All of the groups were able to explore each room in the vault and then we got to pick which one we wanted to do a vigil in. Some people in other groups were getting fantastic manifestation pictures. We were getting a little frustrated and jealous (just kidding). However, when you have a digital camera, you can’t always see everything that your camera has caught. So you have to learn patience as a ghost hunter and know that you will get something if you are open to it.
In one of the rooms I had an instant impression of a shirtless man in his early to mid-twenties dressed only in dark long pants. He had shoulder length sweaty hair and his face reminded me of the actor Robert Carlyle. He was very wiry and was a bare-knuckle fighter back in the early 1700’s. These were not ordinary boxing matches, they always fought to the death. This spirit was a very successful boxer, so all the gamblers coming to the vaults would bet on him. John, who laid down on his mat in this room, managed to get his forehead slapped by some entity.
I could not get any other clear impressions of people who had once lived down there as there were too many people in the vaults.

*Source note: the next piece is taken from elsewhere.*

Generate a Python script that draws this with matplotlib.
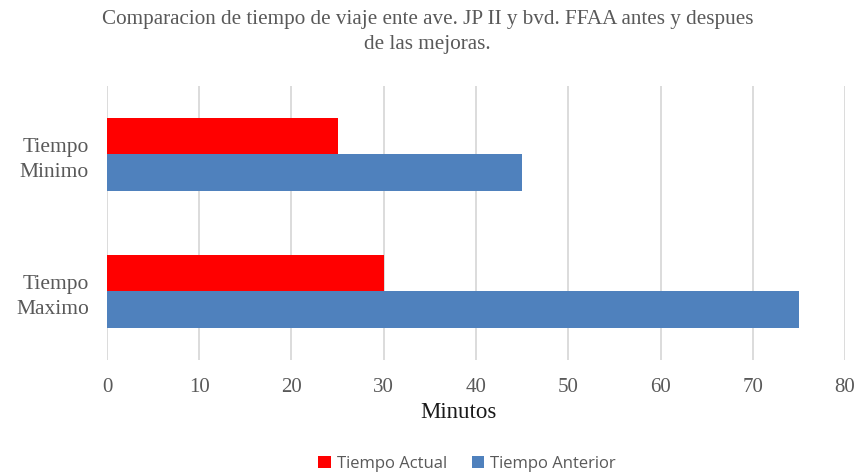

The strange thing that happened to our group every time we moved to a different room in the vaults is the temperature would drop after the first 5-8 minutes we were in there. And it wasn’t our imagination, we took temperature readings every time, and the drops were sometimes up to a 10 degree difference. In one room, we started to see our breath after being in there for more than 10 minutes.
We were happy with the outcome of our vigil in the vaults after seeing the video footage and our pictures. Thanks to Mercat Tours, Gary and Emma, The Edinburgh Ghost Fest, and our four partners with us in the vault.
To find out more about the Edinburgh Ghost Fest, go here: edinburghghostfest.co.uk.
To find out more about the history behind the Edinburgh Vaults, check out this site: www.realmarykingsclose.com
In addition, Bite Me Magazine had an article on us in one of their issues.
The night before, we went on the Mercat Ghost Hunter Tour. It leaves the Royal Mile (you meet at the Mercat Cross) and winds through the sinister, dark ‘closes’ of Edinburgh’s historic Old Town and into Greyfriar’s Graveyard. It then enters the permanently locked Covenanters Prison which contains the Black Mausoleum – site of the famous MacKenzie Poltergeist. We had a fun tour guide and never got to experience the poltergeist but had plenty of energy in the tomb. We captured a few pictures of orbs in the mausoleum. Unfortunately our tour started at 8:30 so it wasn’t very dark at the time. But we managed to have some darkness near the end that made conditions favourable.